| PROVIDED DATA |
-------------------------
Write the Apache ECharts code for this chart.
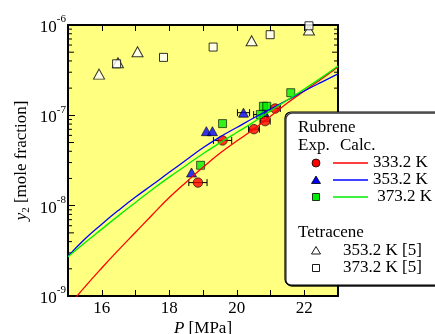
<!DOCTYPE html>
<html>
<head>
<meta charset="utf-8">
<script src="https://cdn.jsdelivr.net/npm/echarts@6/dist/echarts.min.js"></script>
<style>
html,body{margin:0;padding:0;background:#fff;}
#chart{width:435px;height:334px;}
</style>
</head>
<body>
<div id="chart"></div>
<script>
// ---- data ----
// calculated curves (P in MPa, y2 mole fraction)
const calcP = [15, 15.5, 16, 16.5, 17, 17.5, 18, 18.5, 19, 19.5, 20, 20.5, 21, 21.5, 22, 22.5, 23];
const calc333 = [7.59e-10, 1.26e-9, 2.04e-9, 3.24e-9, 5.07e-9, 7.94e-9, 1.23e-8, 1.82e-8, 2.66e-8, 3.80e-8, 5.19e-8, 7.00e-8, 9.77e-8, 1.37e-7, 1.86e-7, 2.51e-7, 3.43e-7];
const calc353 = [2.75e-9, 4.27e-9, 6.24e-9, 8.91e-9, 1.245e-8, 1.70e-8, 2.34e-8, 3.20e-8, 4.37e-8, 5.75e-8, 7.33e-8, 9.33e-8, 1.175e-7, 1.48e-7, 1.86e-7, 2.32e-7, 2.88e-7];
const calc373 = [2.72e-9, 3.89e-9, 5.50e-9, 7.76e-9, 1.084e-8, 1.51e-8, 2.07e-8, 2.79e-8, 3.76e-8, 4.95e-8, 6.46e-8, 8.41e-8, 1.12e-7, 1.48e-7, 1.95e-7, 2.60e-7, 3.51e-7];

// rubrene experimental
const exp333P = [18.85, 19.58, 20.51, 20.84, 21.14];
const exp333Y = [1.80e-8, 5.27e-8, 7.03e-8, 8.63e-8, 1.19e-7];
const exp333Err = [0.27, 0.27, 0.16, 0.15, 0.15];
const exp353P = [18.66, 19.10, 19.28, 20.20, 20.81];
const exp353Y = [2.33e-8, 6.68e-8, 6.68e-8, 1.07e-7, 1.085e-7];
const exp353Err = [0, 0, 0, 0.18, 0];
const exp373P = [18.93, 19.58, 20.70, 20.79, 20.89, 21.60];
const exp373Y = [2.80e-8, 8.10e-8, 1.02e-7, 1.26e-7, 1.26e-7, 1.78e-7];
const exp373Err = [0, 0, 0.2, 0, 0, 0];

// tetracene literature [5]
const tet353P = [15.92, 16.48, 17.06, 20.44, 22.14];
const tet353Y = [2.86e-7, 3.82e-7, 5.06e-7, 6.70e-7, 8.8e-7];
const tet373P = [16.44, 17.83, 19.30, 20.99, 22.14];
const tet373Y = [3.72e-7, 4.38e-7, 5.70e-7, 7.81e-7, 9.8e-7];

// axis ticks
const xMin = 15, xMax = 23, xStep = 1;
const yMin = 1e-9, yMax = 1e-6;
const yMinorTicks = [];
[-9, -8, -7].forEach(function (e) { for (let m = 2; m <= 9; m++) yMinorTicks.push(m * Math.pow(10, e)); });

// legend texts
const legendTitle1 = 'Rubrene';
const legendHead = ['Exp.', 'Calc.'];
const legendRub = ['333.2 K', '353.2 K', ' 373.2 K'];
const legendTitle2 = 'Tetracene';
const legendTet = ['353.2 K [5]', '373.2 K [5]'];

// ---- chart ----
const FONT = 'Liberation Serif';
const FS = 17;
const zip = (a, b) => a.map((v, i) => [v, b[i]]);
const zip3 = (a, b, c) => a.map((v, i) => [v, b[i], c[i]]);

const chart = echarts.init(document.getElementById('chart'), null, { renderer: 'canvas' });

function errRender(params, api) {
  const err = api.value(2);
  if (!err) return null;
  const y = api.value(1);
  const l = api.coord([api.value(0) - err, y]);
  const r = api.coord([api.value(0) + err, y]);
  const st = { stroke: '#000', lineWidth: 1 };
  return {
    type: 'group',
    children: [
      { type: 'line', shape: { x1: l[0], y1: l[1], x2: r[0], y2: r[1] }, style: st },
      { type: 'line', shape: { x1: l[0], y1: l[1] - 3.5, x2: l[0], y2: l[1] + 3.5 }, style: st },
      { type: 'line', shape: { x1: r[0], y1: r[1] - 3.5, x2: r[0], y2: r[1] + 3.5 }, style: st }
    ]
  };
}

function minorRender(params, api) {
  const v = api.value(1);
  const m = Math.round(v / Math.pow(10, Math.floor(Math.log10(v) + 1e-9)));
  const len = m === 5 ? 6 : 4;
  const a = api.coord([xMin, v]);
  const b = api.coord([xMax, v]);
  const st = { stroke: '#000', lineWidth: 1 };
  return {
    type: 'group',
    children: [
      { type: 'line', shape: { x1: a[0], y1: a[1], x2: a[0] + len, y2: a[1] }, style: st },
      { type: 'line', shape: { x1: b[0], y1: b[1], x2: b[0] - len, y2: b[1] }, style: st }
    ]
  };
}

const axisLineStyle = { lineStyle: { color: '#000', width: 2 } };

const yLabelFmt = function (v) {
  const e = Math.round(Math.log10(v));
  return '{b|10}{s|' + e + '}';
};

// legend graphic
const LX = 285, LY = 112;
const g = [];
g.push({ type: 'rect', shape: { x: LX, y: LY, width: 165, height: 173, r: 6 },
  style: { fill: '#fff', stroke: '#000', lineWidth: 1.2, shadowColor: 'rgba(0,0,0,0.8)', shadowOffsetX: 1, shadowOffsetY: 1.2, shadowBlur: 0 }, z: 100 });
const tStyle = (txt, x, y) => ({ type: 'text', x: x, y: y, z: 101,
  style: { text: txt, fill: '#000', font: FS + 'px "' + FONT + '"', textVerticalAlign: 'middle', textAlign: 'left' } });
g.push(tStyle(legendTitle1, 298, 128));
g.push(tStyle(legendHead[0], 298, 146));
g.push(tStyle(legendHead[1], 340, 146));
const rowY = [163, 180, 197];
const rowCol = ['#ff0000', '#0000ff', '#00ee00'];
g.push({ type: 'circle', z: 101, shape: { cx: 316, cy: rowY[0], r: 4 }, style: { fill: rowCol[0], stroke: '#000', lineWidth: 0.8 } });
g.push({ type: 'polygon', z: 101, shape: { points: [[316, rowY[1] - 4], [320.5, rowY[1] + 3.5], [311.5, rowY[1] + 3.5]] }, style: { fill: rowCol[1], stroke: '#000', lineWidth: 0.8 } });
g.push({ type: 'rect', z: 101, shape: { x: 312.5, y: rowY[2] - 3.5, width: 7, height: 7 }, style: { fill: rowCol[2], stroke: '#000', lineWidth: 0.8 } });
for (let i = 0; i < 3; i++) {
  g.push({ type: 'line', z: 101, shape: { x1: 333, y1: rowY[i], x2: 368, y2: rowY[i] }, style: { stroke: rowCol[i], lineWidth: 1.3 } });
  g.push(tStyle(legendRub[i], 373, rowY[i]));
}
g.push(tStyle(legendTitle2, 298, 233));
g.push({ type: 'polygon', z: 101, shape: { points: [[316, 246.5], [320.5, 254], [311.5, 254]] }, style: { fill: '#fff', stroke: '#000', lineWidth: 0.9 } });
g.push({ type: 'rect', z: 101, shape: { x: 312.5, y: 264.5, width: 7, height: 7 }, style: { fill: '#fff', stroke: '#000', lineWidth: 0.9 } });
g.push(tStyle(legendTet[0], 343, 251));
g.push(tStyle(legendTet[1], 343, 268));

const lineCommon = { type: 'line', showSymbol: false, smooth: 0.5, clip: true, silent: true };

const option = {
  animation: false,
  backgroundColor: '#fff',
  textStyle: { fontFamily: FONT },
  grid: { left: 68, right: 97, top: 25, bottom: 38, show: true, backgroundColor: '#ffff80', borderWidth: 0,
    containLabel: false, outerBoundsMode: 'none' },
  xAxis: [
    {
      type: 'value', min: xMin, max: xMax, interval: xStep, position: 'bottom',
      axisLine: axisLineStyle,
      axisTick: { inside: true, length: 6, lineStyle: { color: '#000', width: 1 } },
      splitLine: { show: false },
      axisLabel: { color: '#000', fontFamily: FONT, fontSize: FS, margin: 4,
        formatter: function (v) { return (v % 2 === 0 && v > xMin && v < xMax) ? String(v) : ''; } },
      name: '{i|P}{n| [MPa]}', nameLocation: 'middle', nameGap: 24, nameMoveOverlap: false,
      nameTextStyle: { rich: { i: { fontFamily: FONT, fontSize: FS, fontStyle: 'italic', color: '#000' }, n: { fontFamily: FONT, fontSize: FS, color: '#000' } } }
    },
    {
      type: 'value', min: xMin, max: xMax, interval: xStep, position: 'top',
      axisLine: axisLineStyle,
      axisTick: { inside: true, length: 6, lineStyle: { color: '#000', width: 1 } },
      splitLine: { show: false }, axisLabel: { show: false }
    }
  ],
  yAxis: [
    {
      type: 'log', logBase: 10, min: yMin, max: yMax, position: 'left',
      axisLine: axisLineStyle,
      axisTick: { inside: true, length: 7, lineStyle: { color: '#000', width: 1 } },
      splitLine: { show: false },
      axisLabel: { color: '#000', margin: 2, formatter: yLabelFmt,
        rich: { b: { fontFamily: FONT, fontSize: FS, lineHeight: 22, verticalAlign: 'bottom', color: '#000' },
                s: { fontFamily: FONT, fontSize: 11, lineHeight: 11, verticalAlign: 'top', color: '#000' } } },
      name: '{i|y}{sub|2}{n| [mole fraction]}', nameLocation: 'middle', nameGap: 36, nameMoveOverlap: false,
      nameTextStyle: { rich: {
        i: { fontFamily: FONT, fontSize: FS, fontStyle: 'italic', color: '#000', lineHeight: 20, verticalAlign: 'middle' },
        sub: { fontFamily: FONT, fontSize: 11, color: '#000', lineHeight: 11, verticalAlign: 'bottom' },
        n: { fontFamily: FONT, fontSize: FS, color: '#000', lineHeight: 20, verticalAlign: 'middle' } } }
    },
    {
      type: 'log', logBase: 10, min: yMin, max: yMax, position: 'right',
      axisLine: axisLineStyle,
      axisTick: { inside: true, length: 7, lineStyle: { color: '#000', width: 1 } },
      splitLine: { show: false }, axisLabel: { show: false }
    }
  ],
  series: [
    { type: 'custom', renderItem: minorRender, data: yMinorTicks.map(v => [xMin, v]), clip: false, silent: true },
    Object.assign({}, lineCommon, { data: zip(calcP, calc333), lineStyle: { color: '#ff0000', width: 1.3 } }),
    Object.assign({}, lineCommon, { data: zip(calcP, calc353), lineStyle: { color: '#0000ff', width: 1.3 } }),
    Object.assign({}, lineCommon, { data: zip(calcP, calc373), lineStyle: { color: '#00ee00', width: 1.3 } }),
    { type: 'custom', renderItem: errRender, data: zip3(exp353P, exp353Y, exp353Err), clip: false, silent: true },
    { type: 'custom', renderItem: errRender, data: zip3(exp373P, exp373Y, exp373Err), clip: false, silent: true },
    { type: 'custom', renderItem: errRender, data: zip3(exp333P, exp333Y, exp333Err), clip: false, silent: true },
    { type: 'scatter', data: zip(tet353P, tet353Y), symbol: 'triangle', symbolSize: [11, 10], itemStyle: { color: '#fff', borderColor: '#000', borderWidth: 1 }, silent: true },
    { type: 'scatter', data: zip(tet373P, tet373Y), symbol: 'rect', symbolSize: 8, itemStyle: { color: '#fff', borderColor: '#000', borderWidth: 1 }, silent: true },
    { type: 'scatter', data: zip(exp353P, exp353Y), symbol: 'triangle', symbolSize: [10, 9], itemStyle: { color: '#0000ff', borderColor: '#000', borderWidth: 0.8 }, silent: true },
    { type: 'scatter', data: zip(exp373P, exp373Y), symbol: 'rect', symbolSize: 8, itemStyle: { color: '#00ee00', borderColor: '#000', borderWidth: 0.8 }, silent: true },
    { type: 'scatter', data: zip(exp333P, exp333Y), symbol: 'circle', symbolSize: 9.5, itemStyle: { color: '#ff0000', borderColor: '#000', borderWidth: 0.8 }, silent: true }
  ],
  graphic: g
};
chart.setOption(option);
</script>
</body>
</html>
-------------------------
| OBJECTIVE |
Write out again exactly the lines from the start of the data above through the line containing "[-9, -8, -7].forEach(function", inclusive, excluding any pictures.

| OUTPUT BELOW |
Write the Apache ECharts code for this chart.
<!DOCTYPE html>
<html>
<head>
<meta charset="utf-8">
<script src="https://cdn.jsdelivr.net/npm/echarts@6/dist/echarts.min.js"></script>
<style>
html,body{margin:0;padding:0;background:#fff;}
#chart{width:435px;height:334px;}
</style>
</head>
<body>
<div id="chart"></div>
<script>
// ---- data ----
// calculated curves (P in MPa, y2 mole fraction)
const calcP = [15, 15.5, 16, 16.5, 17, 17.5, 18, 18.5, 19, 19.5, 20, 20.5, 21, 21.5, 22, 22.5, 23];
const calc333 = [7.59e-10, 1.26e-9, 2.04e-9, 3.24e-9, 5.07e-9, 7.94e-9, 1.23e-8, 1.82e-8, 2.66e-8, 3.80e-8, 5.19e-8, 7.00e-8, 9.77e-8, 1.37e-7, 1.86e-7, 2.51e-7, 3.43e-7];
const calc353 = [2.75e-9, 4.27e-9, 6.24e-9, 8.91e-9, 1.245e-8, 1.70e-8, 2.34e-8, 3.20e-8, 4.37e-8, 5.75e-8, 7.33e-8, 9.33e-8, 1.175e-7, 1.48e-7, 1.86e-7, 2.32e-7, 2.88e-7];
const calc373 = [2.72e-9, 3.89e-9, 5.50e-9, 7.76e-9, 1.084e-8, 1.51e-8, 2.07e-8, 2.79e-8, 3.76e-8, 4.95e-8, 6.46e-8, 8.41e-8, 1.12e-7, 1.48e-7, 1.95e-7, 2.60e-7, 3.51e-7];

// rubrene experimental
const exp333P = [18.85, 19.58, 20.51, 20.84, 21.14];
const exp333Y = [1.80e-8, 5.27e-8, 7.03e-8, 8.63e-8, 1.19e-7];
const exp333Err = [0.27, 0.27, 0.16, 0.15, 0.15];
const exp353P = [18.66, 19.10, 19.28, 20.20, 20.81];
const exp353Y = [2.33e-8, 6.68e-8, 6.68e-8, 1.07e-7, 1.085e-7];
const exp353Err = [0, 0, 0, 0.18, 0];
const exp373P = [18.93, 19.58, 20.70, 20.79, 20.89, 21.60];
const exp373Y = [2.80e-8, 8.10e-8, 1.02e-7, 1.26e-7, 1.26e-7, 1.78e-7];
const exp373Err = [0, 0, 0.2, 0, 0, 0];

// tetracene literature [5]
const tet353P = [15.92, 16.48, 17.06, 20.44, 22.14];
const tet353Y = [2.86e-7, 3.82e-7, 5.06e-7, 6.70e-7, 8.8e-7];
const tet373P = [16.44, 17.83, 19.30, 20.99, 22.14];
const tet373Y = [3.72e-7, 4.38e-7, 5.70e-7, 7.81e-7, 9.8e-7];

// axis ticks
const xMin = 15, xMax = 23, xStep = 1;
const yMin = 1e-9, yMax = 1e-6;
const yMinorTicks = [];
[-9, -8, -7].forEach(function (e) { for (let m = 2; m <= 9; m++) yMinorTicks.push(m * Math.pow(10, e)); });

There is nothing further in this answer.